With the summer season having just passed, there have been several lawsuits filed by a number of interns claiming that they did the work of actual employees and are owed back wages. So reports Corporate Counsel.

While at least one case, brought against Sirius XM radio by an intern for the “Howard Stern Show,” was reportedly settled for seven figures, another high-profile case by a former intern who had worked on a film for Fox Searchlight Pictures is still in limbo.

The plaintiff was initially awarded summary judgment by a court that relied on Department of Labor (DOL) guidelines for interns, but that decision was overturned by the influential U.S. Court of Appeals for the Second Circuit, which felt the DOL six-part “litmus test” to determine whether an intern was actually working as an employee was outdated.
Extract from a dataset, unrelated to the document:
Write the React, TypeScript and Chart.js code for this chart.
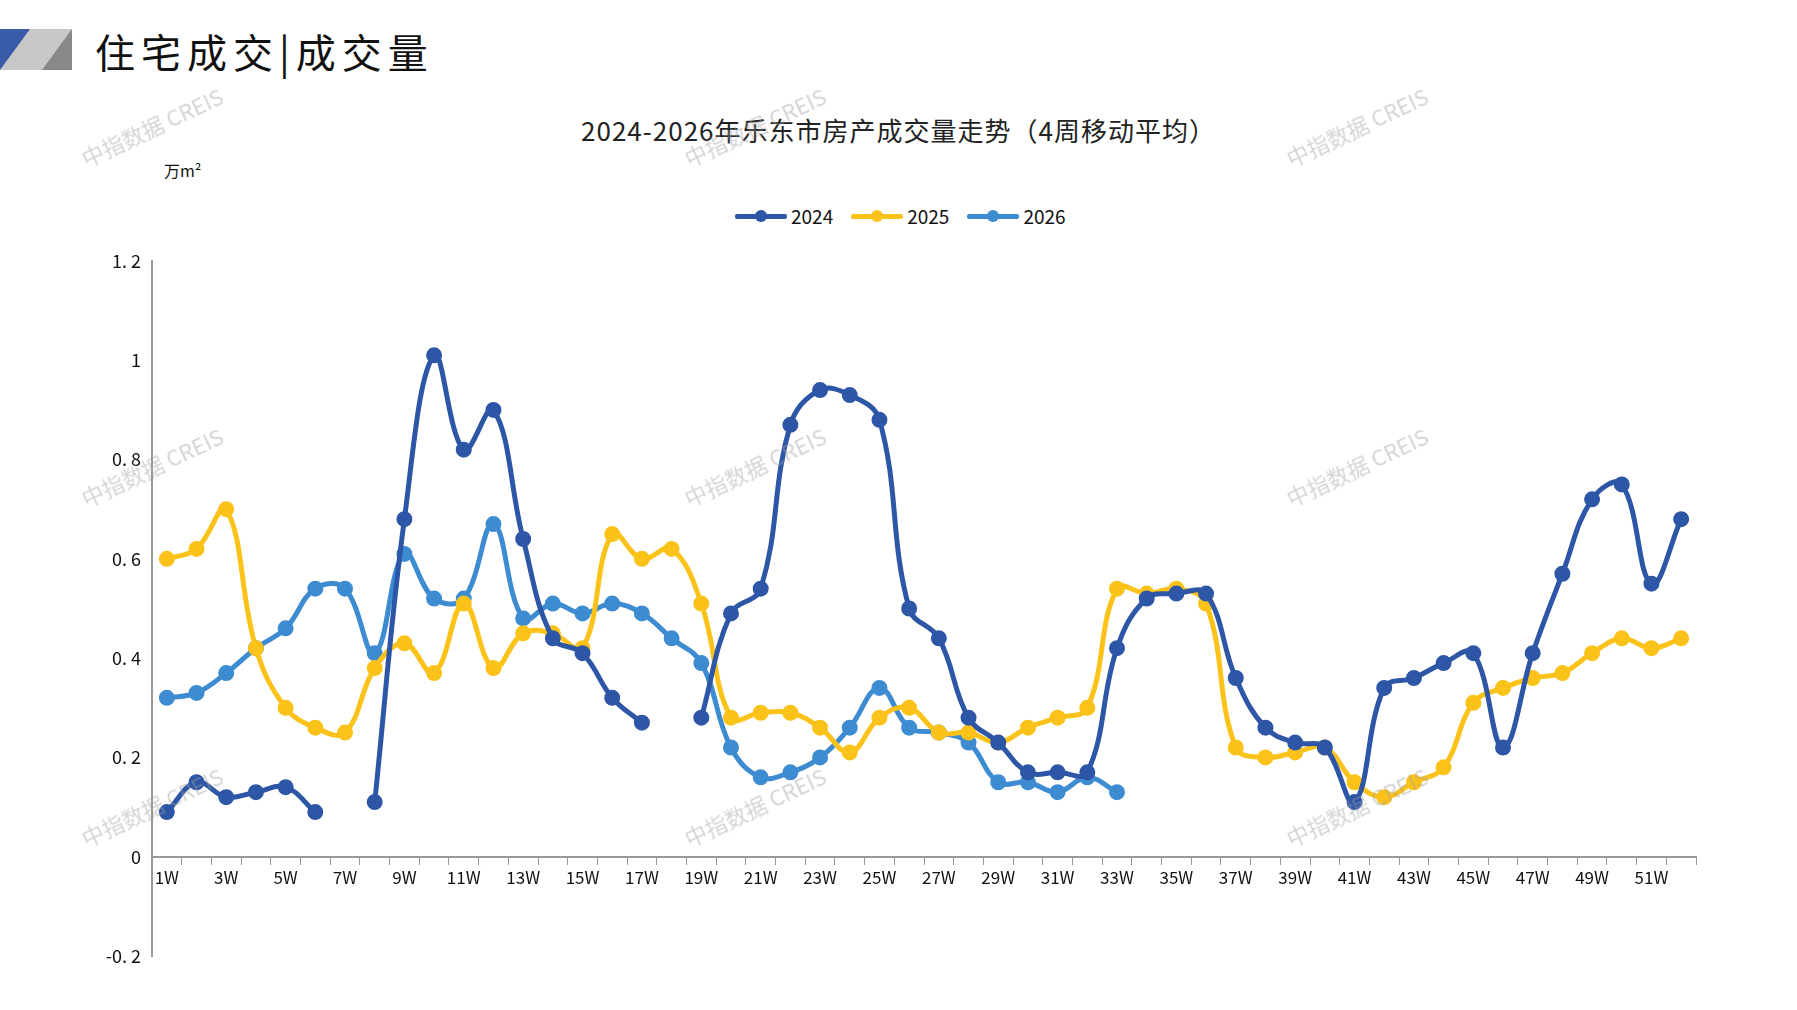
import React, { useEffect, useRef } from "react";
import { Chart, registerables } from "chart.js";
Chart.register(...registerables);

const weeks = Array.from({ length: 52 }, (_, i) => `${i + 1}W`);
const s2024 = [0.09,0.15,0.12,0.13,0.14,0.09,null,0.11,0.68,1.01,0.82,0.90,0.64,0.44,0.41,0.32,0.27,null,0.28,0.49,0.54,0.87,0.94,0.93,0.88,0.50,0.44,0.28,0.23,0.17,0.17,0.17,0.42,0.52,0.53,0.53,0.36,0.26,0.23,0.22,0.11,0.34,0.36,0.39,0.41,0.22,0.41,0.57,0.72,0.75,0.55,0.68];
const s2025 = [0.60,0.62,0.70,0.42,0.30,0.26,0.25,0.38,0.43,0.37,0.51,0.38,0.45,0.45,0.42,0.65,0.60,0.62,0.51,0.28,0.29,0.29,0.26,0.21,0.28,0.30,0.25,0.25,0.23,0.26,0.28,0.30,0.54,0.53,0.54,0.51,0.22,0.20,0.21,0.22,0.15,0.12,0.15,0.18,0.31,0.34,0.36,0.37,0.41,0.44,0.42,0.44];
const s2026 = [0.32,0.33,0.37,0.42,0.46,0.54,0.54,0.41,0.61,0.52,0.52,0.67,0.48,0.51,0.49,0.51,0.49,0.44,0.39,0.22,0.16,0.17,0.20,0.26,0.34,0.26,0.25,0.23,0.15,0.15,0.13,0.16,0.13];
const seriesNames = ["2024", "2025", "2026"];
const colors = ["#2E56A6", "#FBC21A", "#3D8BD0"];

const FONT = "'Noto Sans CJK SC', 'Noto Sans', sans-serif";

export default function App() {
  const ref = useRef<HTMLCanvasElement>(null);
  useEffect(() => {
    const data = [s2024, s2025, s2026];
    const chart = new Chart(ref.current!, {
      type: "line",
      data: {
        labels: weeks,
        datasets: data.map((d, i) => ({
          label: seriesNames[i],
          data: d,
          borderColor: colors[i],
          backgroundColor: colors[i],
          borderWidth: 5,
          pointRadius: 5.5,
          pointHoverRadius: 5.5,
          tension: 0.4,
          spanGaps: false,
        })),
      },
      options: {
        animation: false,
        responsive: false,
        layout: { padding: { left: 0, right: 101, top: 261, bottom: 54 } },
        plugins: { legend: { display: false }, title: { display: false }, tooltip: { enabled: false } },
        scales: {
          x: {
            position: { y: 0 } as any,
            offset: true,
            grid: { display: true, drawOnChartArea: false, drawTicks: true, tickLength: 7, color: "#999", offset: true } as any,
            border: { color: "#999", width: 2 },
            ticks: {
              autoSkip: false,
              maxRotation: 0,
              color: "#111",
              padding: 4,
              font: { family: FONT, size: 17 },
              callback: (_v: any, i: number) => (i % 2 === 0 ? weeks[i] : ""),
            },
          },
          y: {
            min: -0.2,
            max: 1.2,
            afterFit: (s: any) => { s.width = 152; },
            grid: { display: false },
            border: { color: "#999", width: 2 },
            ticks: {
              stepSize: 0.2,
              color: "#111",
              font: { family: FONT, size: 18 },
              callback: (v: any) => {
                const n = Math.round(Number(v) * 10) / 10;
                return n === 0 || n === 1 ? String(n) : n.toFixed(1).replace(".", ". ");
              },
            },
          },
        },
      },
    });
    return () => chart.destroy();
  }, []);

  const wm = (x: number, y: number) => (
    <div style={{ position: "absolute", left: x, top: y, transform: "rotate(-25deg)", color: "rgba(160,160,160,0.45)", fontFamily: FONT, fontSize: 22, whiteSpace: "nowrap", pointerEvents: "none" }}>中指数据 CREIS</div>
  );

  return (
    <div style={{ position: "absolute", left: 0, top: 0, width: 1797, height: 1010, background: "#fff", overflow: "hidden", margin: 0 }}>
      <div style={{ position: "absolute", left: 0, top: 29, width: 72, height: 41, background: "#c8c8c8" }} />
      <div style={{ position: "absolute", left: 0, top: 29, width: 0, height: 0, borderTop: "41px solid #3a5ba8", borderRight: "30px solid transparent" }} />
      <div style={{ position: "absolute", left: 42, top: 29, width: 0, height: 0, borderBottom: "41px solid #888", borderLeft: "30px solid transparent" }} />
      <div style={{ position: "absolute", left: 95, top: 22, fontFamily: FONT, fontSize: 40, color: "#111", letterSpacing: 6 }}>住宅成交|成交量</div>
      <div style={{ position: "absolute", left: 0, width: 1797, top: 111, textAlign: "center", fontFamily: FONT, fontSize: 26, color: "#222", paddingRight: 70, letterSpacing: 1 }}>2024-2026年乐东市房产成交量走势（4周移动平均）</div>
      <div style={{ position: "absolute", left: 164, top: 158, fontFamily: FONT, fontSize: 16, color: "#111" }}>万m²</div>
      <div style={{ position: "absolute", left: 735, top: 202, display: "flex", gap: 18, fontFamily: FONT, fontSize: 19, color: "#111" }}>
        {seriesNames.map((n, i) => (
          <div key={n} style={{ display: "flex", alignItems: "center", gap: 4 }}>
            <div style={{ position: "relative", width: 52, height: 12 }}>
              <div style={{ position: "absolute", left: 0, top: 4, width: 52, height: 5, background: colors[i], borderRadius: 2 }} />
              <div style={{ position: "absolute", left: 20, top: 0, width: 12, height: 12, background: colors[i], borderRadius: 6 }} />
            </div>
            <span>{n}</span>
          </div>
        ))}
      </div>
      <canvas ref={ref} width={1797} height={1010} style={{ position: "absolute", left: 0, top: 0 }} />
      {wm(75, 110)}{wm(678, 110)}{wm(1280, 110)}
      {wm(75, 450)}{wm(678, 450)}{wm(1280, 450)}
      {wm(75, 790)}{wm(678, 790)}{wm(1280, 790)}
    </div>
  );
}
In its ruling, the Second Circuit offered its own seven-step test, which, while not differing that much from the DOL guidelines, adds a “primary beneficiary” question that seeks to determine who benefits more under the internship arrangement – the employer or the intern?

This raises a number of interesting issues for both sides, including whether the internship is in keeping with the intern’s academic course of study (as they are traditionally supposed to do); or whether interns can derive sufficient benefit from the experience to further their career path even by performing menial tasks – i.e., while being exposed to high-level contacts in the industry or merely having the name of a prestigious company on their resumes.

In other words, if the intern succeeds in getting a permanent job in large part due to an internship at a Fox Searchlight or a Sirius XM radio outlet, does it really matter that he or she was asked to fetch coffee or file papers; or, for that matter, how much the experience complemented their major in communications? This may have far-reaching implications for interns and the companies that routinely engage in having interns.